Article paru dans Le Monde du 29/03/2002 :
Comme Catherine Ribeiro et Brigitte Fontaine, comme Léo Ferré aussi, Colette Magny était, dans les années 1960 et 1970, l'une des interprètes les plus importantes d'une chanson différente,
politique et poétique. Comme ses soeurs et frère en musique, Colette Magny avait alors rarement les faveurs de la télévision, de la radio ou de la presse nationale. Trop intègre, trop entière et
surtout trop peu attachée à jouer de cette image pour attirer caméras et micros sans que les animateurs risquent d'y perdre leur pouvoir. Sa mort, le 12 juin 1997 à Villefranche-de-Rouergue
(Aveyron) à l'âge de 70 ans, ne suscitera que quelques phrases de circonstance pour l'embaumer en « chanteuse militante ». Ce qu'était certes pleinement Colette Magny mais pas uniquement, comme
le rappelle avec beaucoup de talent et d'attention le spectacle « Les Gueules de loup sont des fleurs » de la Compagnie Lau.
Dans la petite salle de l'Espace Confluences, dans le 20e arrondissement parisien, quartier Charonne-Belleville, la voix de Tatiana Chambert sort d'abord du noir. A Saint-Nazaire, texte à entrées multiples sur les filets des marins, la marée noire du Torrey-Canyon, les chantiers navals en grève, des femmes dans la houle du large. Magny avait, comme on dit, du coffre, une stature qui pourrait impressionner bien des voix. Tatiana Chambert ne s'en émeut pas plus que cela. La chanteuse et comédienne aborde les compositions de Magny avec assurance. Elle a ce qu'il faut, et même un peu plus, de justesse, de puissance pour habiter, sans redondance sur-expressive, chaque chanson dans plusieurs registres. Jazz, blues (Toune Ben Ben..., hommage à Reine, une amie, paysanne du Rouergue), aux sources des tambours d'Afrique (J'ai suivi beaucoup de chemins), comptine minimaliste (la reprise de Melocoton est une merveille), klezmer (L'Exil), musette sans accordéon... Une manière de montrer l'étendue des approches musicales de Colette Magny.

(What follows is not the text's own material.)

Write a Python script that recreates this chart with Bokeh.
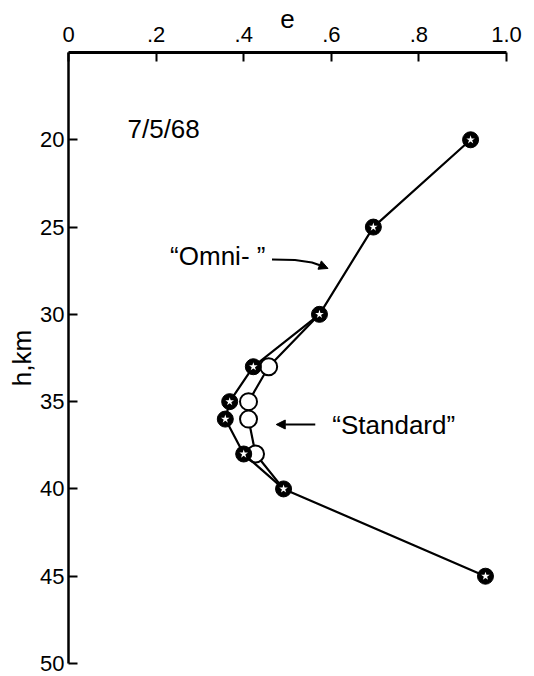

Avec Tatiana Chambert il y a trois musiciens. La pianiste Bettina Kee, ancienne élève de Bernard Maury, un géant trop discret du jazz en France, qui a posé ses doigts dans la musique contemporaine, le funk, l'électro-pop... Le tout passe par un phrasé fluide, une science du détail. A la trompette, Sylvain Bardiau, plutôt présent dans des pupitres de big band jazz ou salsa, équilibre l'effet repérable - une phrase blues, un éclat latin - et les touches d'un coloriste. Quant à la la batteuse Tatiana Mladenovitch - parfois remplacée par Fabrice Lerigab -, son contrôle de la frappe apparaît dans son jeu aux balais, ses idées traduisent un parcours complet de la country au free jazz.
La mise en scène de Pierre Chambert permet de sortir les instrumentistes du rôle de musiciens accompagnateurs et désacralise la position centrale de Tatiana Chambert. Cela passe par des déplacements, des frôlements entre les artistes, qui valent tous les décors. A l'évidence ces quatre jeunes gens ont trouvé des résonances dans le fait que Colette Magny ne concevait pas que paroles et musiques ne puissent se répondre. La Compagnie Lau est bien ici au-delà de l'hommage qui viendrait figer, dans une lecture totalement actuelle, une artiste qui manque à la chanson française.